Simply collectors - happily pay premium prices for pretty coloured one offs... Modellers want the 'standard' common liveries, but seemingly expect at least 50% off RRP...
Well thought I would give another perspective and that's from one of the manufactures of the class 66!
While they have no issue in doing "standard" liveries the length of time it has taken their last 2 batches to clear the sell they felt that there needed to be a dwell period before doing more of the same and well there are plenty of unique liveries to go at and they do sell better.
Which in a business sense makes perfect sense really no point producing more of the same if its not selling as well and why not chance the unique liveries people may be paying to get resprayed....

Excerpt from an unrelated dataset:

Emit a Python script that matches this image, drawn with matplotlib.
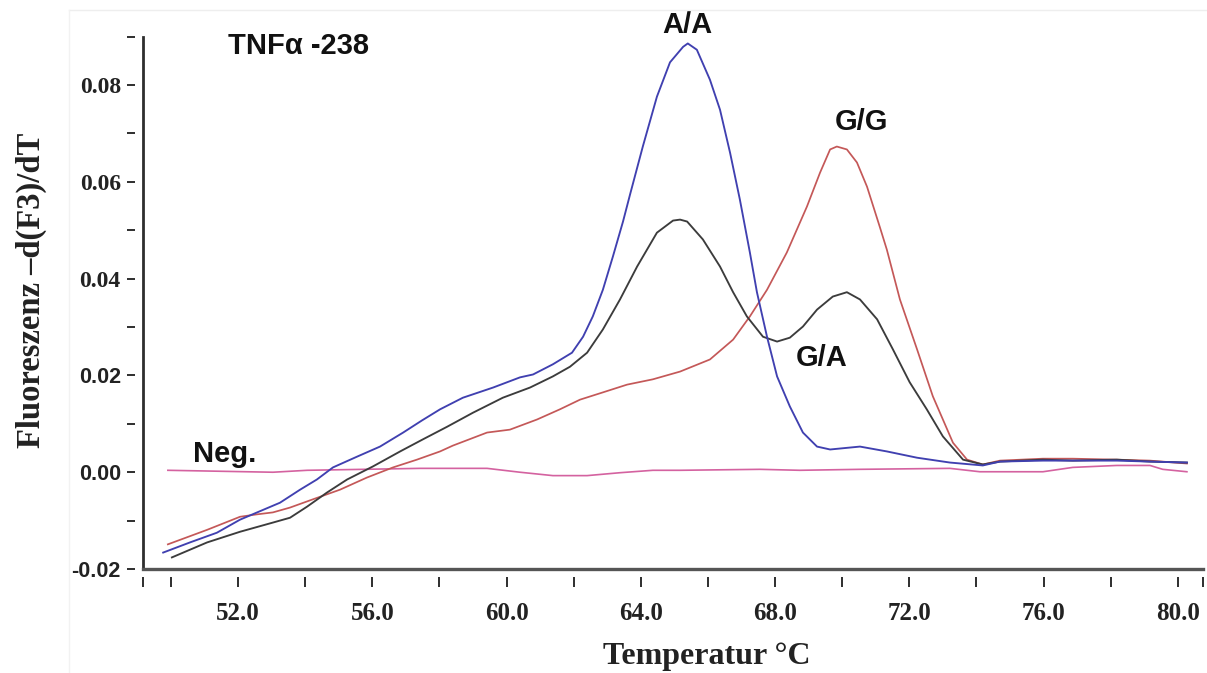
import matplotlib

matplotlib.use("Agg")
import matplotlib.pyplot as plt

plt.rcParams.update(
    {
        "font.family": "Liberation Serif",
        "axes.unicode_minus": False,
    }
)

DARK = "#2e2e2e"
BLUE = "#4040b0"
RED = "#c45858"
BLACK = "#3c3c3c"
PINK = "#d462a0"
SERIF = "Liberation Serif"
SANS = "Liberation Sans"

# melting curves, -d(F3)/dT against temperature
temp_aa = [49.77, 50.57, 51.37, 52.06, 52.57, 53.25, 53.85, 54.35, 54.83, 55.54,
           56.23, 56.92, 57.48, 58.02, 58.70, 59.60, 60.40, 60.79, 61.38, 61.95,
           62.28, 62.57, 62.87, 63.17, 63.47, 63.68, 64.06, 64.48, 64.87, 65.26,
           65.40, 65.67, 66.06, 66.36, 66.66, 66.95, 67.25, 67.46, 67.76, 68.06,
           68.44, 68.83, 69.25, 69.64, 70.53, 71.33, 72.23, 73.21, 74.19, 74.70,
           75.98, 76.87, 78.18, 79.17, 80.27]
dfdt_aa = [-0.0166, -0.0145, -0.0125, -0.0098, -0.0083, -0.0063, -0.0036, -0.0015, 0.0010, 0.0032,
           0.0053, 0.0082, 0.0107, 0.0130, 0.0154, 0.0175, 0.0196, 0.0202, 0.0223, 0.0247,
           0.0280, 0.0322, 0.0377, 0.0446, 0.0518, 0.0574, 0.0673, 0.0776, 0.0847, 0.0879,
           0.0886, 0.0873, 0.0811, 0.0749, 0.0660, 0.0564, 0.0454, 0.0372, 0.0280, 0.0198,
           0.0136, 0.0082, 0.0053, 0.0047, 0.0053, 0.0043, 0.0030, 0.0020, 0.0014, 0.0022,
           0.0024, 0.0024, 0.0024, 0.0022, 0.0020]

temp_ga = [50.03, 51.08, 52.06, 53.04, 53.55, 54.06, 54.65, 55.25, 56.02, 56.83,
           57.51, 58.23, 59.00, 59.89, 60.70, 61.38, 61.89, 62.40, 62.87, 63.38,
           63.89, 64.48, 64.96, 65.17, 65.38, 65.85, 66.36, 66.75, 67.16, 67.64,
           68.06, 68.44, 68.83, 69.25, 69.72, 70.14, 70.53, 71.04, 71.51, 72.01,
           72.52, 73.00, 73.60, 74.19, 74.70, 75.98, 76.87, 78.18, 79.17, 80.27]
dfdt_ga = [-0.0176, -0.0145, -0.0123, -0.0104, -0.0094, -0.0071, -0.0042, -0.0015, 0.0012, 0.0043,
           0.0068, 0.0094, 0.0123, 0.0154, 0.0175, 0.0198, 0.0218, 0.0247, 0.0295, 0.0357,
           0.0425, 0.0495, 0.0520, 0.0522, 0.0518, 0.0481, 0.0425, 0.0372, 0.0322, 0.0280,
           0.0270, 0.0278, 0.0301, 0.0336, 0.0363, 0.0372, 0.0357, 0.0316, 0.0254, 0.0186,
           0.0130, 0.0074, 0.0026, 0.0016, 0.0022, 0.0026, 0.0024, 0.0026, 0.0022, 0.0020]

temp_gg = [49.91, 51.08, 52.06, 52.57, 53.04, 53.55, 54.23, 55.04, 55.84, 56.62,
           57.33, 58.02, 58.40, 59.42, 60.10, 60.91, 61.59, 62.19, 62.87, 63.59,
           64.36, 65.17, 66.06, 66.75, 67.25, 67.76, 68.35, 68.95, 69.34, 69.64,
           69.84, 70.14, 70.44, 70.74, 71.12, 71.33, 71.72, 72.23, 72.70, 73.30,
           73.72, 74.19, 74.70, 75.98, 76.87, 78.18, 79.17, 80.27]
dfdt_gg = [-0.0149, -0.0119, -0.0092, -0.0087, -0.0083, -0.0073, -0.0056, -0.0036, -0.0011, 0.0010,
           0.0026, 0.0043, 0.0055, 0.0082, 0.0088, 0.0109, 0.0130, 0.0150, 0.0165, 0.0181,
           0.0192, 0.0208, 0.0233, 0.0274, 0.0322, 0.0377, 0.0454, 0.0549, 0.0619, 0.0667,
           0.0673, 0.0667, 0.0640, 0.0590, 0.0507, 0.0460, 0.0357, 0.0254, 0.0157, 0.0061,
           0.0026, 0.0016, 0.0024, 0.0028, 0.0028, 0.0026, 0.0024, 0.0018]

temp_neg = [49.91, 53.04, 54.06, 57.42, 59.42, 60.40, 61.38, 62.40, 63.38, 64.36,
            65.17, 67.55, 68.74, 70.53, 73.21, 74.10, 75.98, 76.87, 78.18, 79.17,
            79.55, 80.27]
dfdt_neg = [0.0004, 0.0000, 0.0004, 0.0008, 0.0008, 0.0000, -0.0007, -0.0007, -0.0001, 0.0004,
            0.0004, 0.0006, 0.0004, 0.0006, 0.0008, 0.0001, 0.0001, 0.0010, 0.0014, 0.0014,
            0.0006, 0.0001]

y_major = [-0.02, 0.00, 0.02, 0.04, 0.06, 0.08]
y_major_labels = ["-0.02", "0.00", "0.02", "0.04", "0.06", "0.08"]
y_minor = [-0.01, 0.01, 0.03, 0.05, 0.07, 0.09]
x_major = [52, 56, 60, 64, 68, 72, 76, 80]
x_major_labels = ["52.0", "56.0", "60.0", "64.0", "68.0", "72.0", "76.0", "80.0"]
x_minor = [50, 54, 58, 62, 66, 70, 74, 78]
X_MIN, X_MAX = 49.17, 80.75
Y_MIN, Y_MAX = -0.02, 0.09

fig = plt.figure(figsize=(12.07, 6.73), dpi=100, facecolor="white")
ax = fig.add_axes([0.1185, 0.1545, 0.8782, 0.791])

# faint outer frame of the original screenshot
fig.add_artist(plt.Line2D([69 / 1207, 1.0], [1 - 10 / 673, 1 - 10 / 673],
                          color="#eeeeee", lw=1.0, transform=fig.transFigure))
fig.add_artist(plt.Line2D([69 / 1207, 69 / 1207], [0.0, 1 - 10 / 673],
                          color="#f2f2f2", lw=1.0, transform=fig.transFigure))

ax.plot(temp_neg, dfdt_neg, color=PINK, lw=1.2, zorder=2)
ax.plot(temp_gg, dfdt_gg, color=RED, lw=1.25, zorder=3)
ax.plot(temp_ga, dfdt_ga, color=BLACK, lw=1.35, zorder=3)
ax.plot(temp_aa, dfdt_aa, color=BLUE, lw=1.35, zorder=4)

ax.set_xlim(X_MIN, X_MAX)
ax.set_ylim(Y_MIN, Y_MAX)

# ticks sit a few pixels away from the axis lines, as in the original
for side in ("left", "bottom"):
    ax.spines[side].set_position(("outward", 6))
    ax.spines[side].set_color("none")
for side in ("top", "right"):
    ax.spines[side].set_visible(False)
ax.plot([0, 0], [0, 1], color=DARK, lw=2.0, transform=ax.transAxes, clip_on=False, zorder=5)
ax.plot([0, 1], [0, 0], color="#555555", lw=2.4, transform=ax.transAxes, clip_on=False, zorder=5)

ax.set_yticks(y_major, y_major_labels)
ax.set_yticks(y_minor, minor=True)
ax.set_xticks(x_major, x_major_labels)
ax.set_xticks(x_minor + [X_MIN, X_MAX], minor=True)
ax.tick_params(axis="both", which="both", direction="out", color=DARK, width=1.4)
ax.tick_params(axis="y", which="both", length=6, pad=4)
ax.tick_params(axis="x", which="both", length=7, pad=11)

for tick in ax.xaxis.get_major_ticks():
    tick.label1.set_fontfamily(SERIF)
    tick.label1.set_fontweight("bold")
    tick.label1.set_fontsize(18)
    tick.label1.set_color("#222222")
for tick, val in zip(ax.yaxis.get_major_ticks(), y_major):
    tick.label1.set_fontweight("bold")
    tick.label1.set_color("#222222")
    if val >= 0.04:
        tick.label1.set_fontfamily(SERIF)
        tick.label1.set_fontsize(17)
    else:
        tick.label1.set_fontfamily(SANS)
        tick.label1.set_fontsize(15.5)

fig.text(707 / 1207, 1 - 664 / 673, "Temperatur °C", ha="center", va="baseline",
         fontsize=23, fontweight="bold", family=SERIF, color="#222222")
fig.text(31 / 1207, 1 - 290 / 673, "Fluoreszenz \u2013d(F3)/dT", ha="center", va="center",
         rotation=90, fontsize=23.5, fontweight="bold", family=SERIF, color="#222222")

label_kw = dict(fontsize=21, fontweight="bold", family=SANS, color="#111111",
                clip_on=False, zorder=6)
ax.text(51.69, 0.0864, "TNF\u03b1 -238", ha="left", va="baseline", **label_kw)
ax.text(65.40, 0.0908, "A/A", ha="center", va="baseline", **label_kw)
ax.text(70.56, 0.0708, "G/G", ha="center", va="baseline", **label_kw)
ax.text(69.40, 0.0219, "G/A", ha="center", va="baseline", **label_kw)
ax.text(50.66, 0.0021, "Neg.", ha="left", va="baseline", **label_kw)

fig.savefig("out.png", dpi=100, facecolor="white")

But I don't subscribe to people paying a premium for unique liveries in the case of the class 66s if you look at Rails both the Farish class 66s 1 standard and 1 unique both are £127.46 and the upcoming dapol class 66s which are all unique are £96.77, the only actual one coming up at a different price that isn't sold out is the upcoming Gaugemaster Pride class 66 which only £2 more than the last guagemaster commission and given rising costs is on par really.

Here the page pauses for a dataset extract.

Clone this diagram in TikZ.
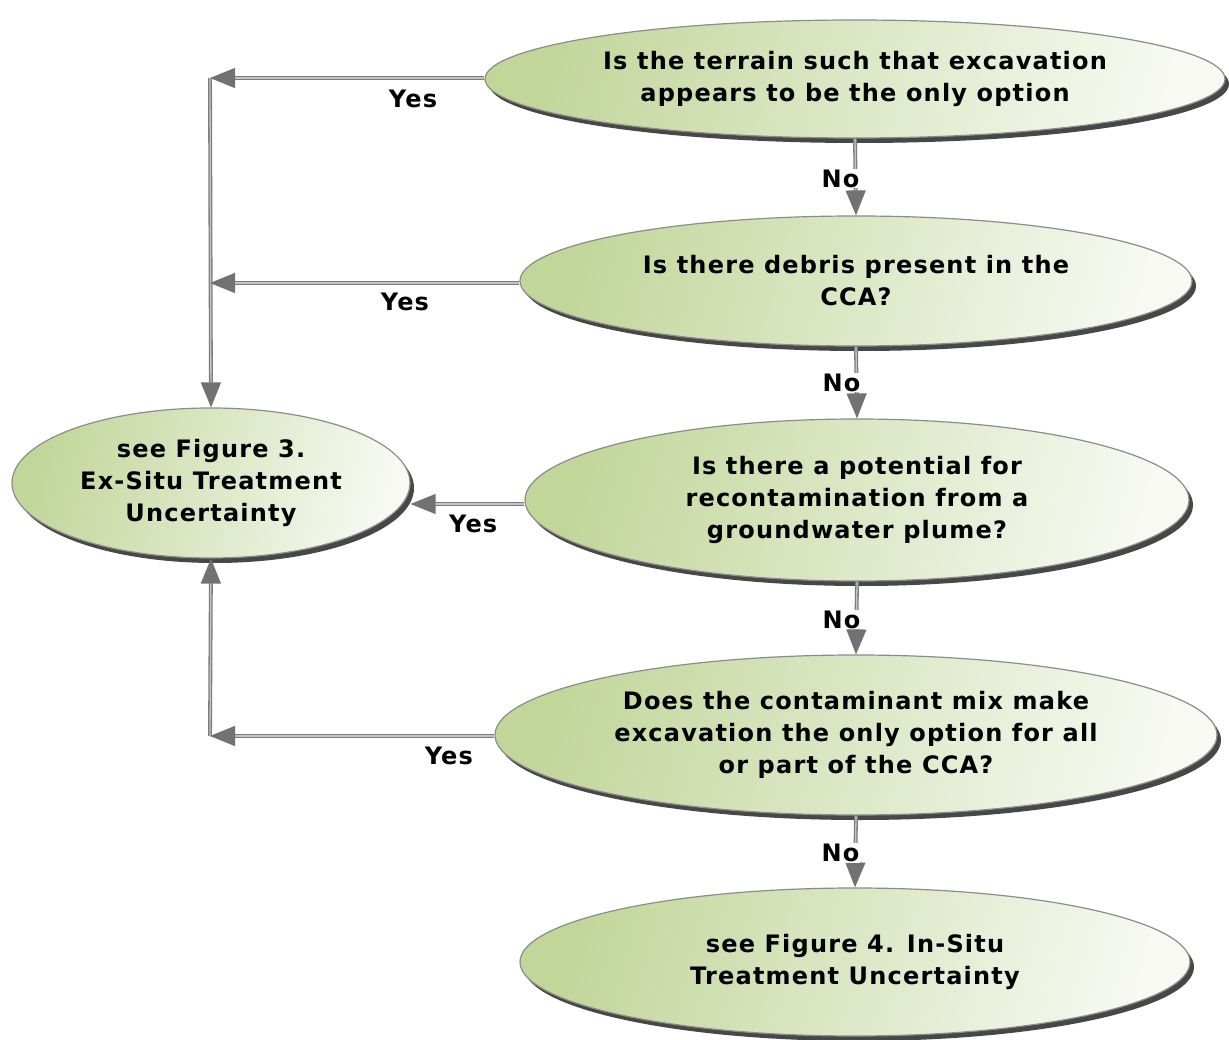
\documentclass[tikz,border=0pt]{standalone}
\usepackage{fontspec}
\setmainfont{DejaVu Sans}[LetterSpace=5]
\usetikzlibrary{shapes.geometric,arrows.meta,shadows}

\definecolor{ovalgreen}{HTML}{C2D69A}
\definecolor{ovalwhite}{HTML}{F7F9F2}
\definecolor{rimgray}{HTML}{8C8C8C}
\definecolor{linkgray}{HTML}{7C7C7C}
\definecolor{linkcore}{HTML}{C4C4C4}
\definecolor{tipgray}{HTML}{727272}

\begin{document}
\begin{tikzpicture}[x=1pt,y=-1pt,
  oval/.style={ellipse, draw=rimgray, line width=1.2pt,
    left color=ovalgreen, right color=ovalwhite, shading angle=75,
    inner sep=0pt, align=center,
    font=\fontsize{24}{32}\selectfont\bfseries,
    drop shadow={shadow xshift=4pt, shadow yshift=-5pt, fill=black!80, opacity=0.9}},
  link/.style={draw=linkgray, line width=1.3pt, double=linkcore, double distance=1.3pt},
  tip/.style={-{Triangle[length=25pt,width=20pt,fill=tipgray,color=tipgray]}},
  lbl/.style={font=\fontsize{24}{28}\selectfont\bfseries, inner sep=2pt},
  nolbl/.style={lbl, fill=white, inner sep=1pt}
]
\useasboundingbox[fill=white] (0,0) rectangle (1229,1040);

% decision ovals
\node[oval, minimum width=740pt, minimum height=118pt] (q1) at (855,79)
  {Is the terrain such that excavation\\appears to be the only option};
\node[oval, minimum width=672pt, minimum height=130pt] (q2) at (856,281)
  {Is there debris present in the\\CCA?};
\node[oval, minimum width=664pt, minimum height=162pt] (q3) at (857,500)
  {Is there a potential for\\recontamination from a\\groundwater plume?};
\node[oval, minimum width=722pt, minimum height=160pt] (q4) at (856,735)
  {Does the contaminant mix make\\excavation the only option for all\\or part of the CCA?};

% outcome ovals
\node[oval, minimum width=398pt, minimum height=150pt] (ex) at (211,483)
  {see Figure 3.\\Ex-Situ Treatment\\Uncertainty};
\node[oval, minimum width=670pt, minimum height=148pt] (in) at (855,962)
  {see Figure 4. In-Situ\\Treatment Uncertainty};

% corners of the "Yes" trunk on the left
\coordinate (c1) at (210,78);
\coordinate (c2) at (210,283);
\coordinate (c4) at (210,736);

% "Yes" branches
\draw[link, tip] (q1.west |- c1) -- node[lbl, pos=0.26, below=9pt] {Yes} (c1);
\draw[link, tip] (c1) -- (ex.north);
\draw[link, tip] (q2.west |- c2) -- node[lbl, pos=0.37, below=7pt] {Yes} (c2);
\draw[link, tip] (q3.west |- 0,504) coordinate (y3) -- node[lbl, pos=0.45, below=8pt] {Yes} (ex.east |- y3);
\draw[link, tip] (q4.west |- c4) -- node[lbl, pos=0.16, below=8pt] {Yes} (c4);
\draw[link, tip] (c4) -- (ex.south);

% "No" chain
\draw[link, tip] (q1.south) -- node[nolbl, pos=0.52, xshift=-15pt] {No} (q2.north);
\draw[link, tip] (q2.south) -- node[nolbl, pos=0.5, xshift=-15pt] {No} (q3.north);
\draw[link, tip] (q3.south) -- node[nolbl, pos=0.52, xshift=-15pt] {No} (q4.north);
\draw[link, tip] (q4.south) -- node[nolbl, pos=0.52, xshift=-15pt] {No} (in.north);
\end{tikzpicture}
\end{document}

So personally yeah I would like a to see some more standard liveries been done soon its not the end of the world and well I like the variation both in model and real world terms
The same thing occurs with names - proportionally there are many more named locos running on layouts than there ever was on the 1:1 network.
I don't think it's just the collectors end of the market that's driving it - given the choice of having three or four of a single class of loco I'd probably go for a variety of liveries. It might be less prototypical, but in our 1:148 world it's a little less repetitive and a bit more interesting! (particularly in more modern times when there's less variety of wagons)
Steven B.
It's not just trains. In the model bus and car world the same situation applies. In model cars the snazzy sports models predominate, and getting a standard not-route-branded Stagecoach/Arriva/First/National Express livery bus is a challenge.
Quote from: acko22 on October 25, 2021, 02:30:37 AM
Well thought I would give another perspective and that's from one of the manufactures of the class 66!
While they have no issue in doing "standard" liveries the length of time it has taken their last 2 batches to clear the sell they felt that there needed to be a dwell period before doing more of the same and well there are plenty of unique liveries to go at and they do sell better.
I'd be interested to know which models Dapol are talking about? I don't recall them doing a standard EWS/GBRf/Freightliner for years.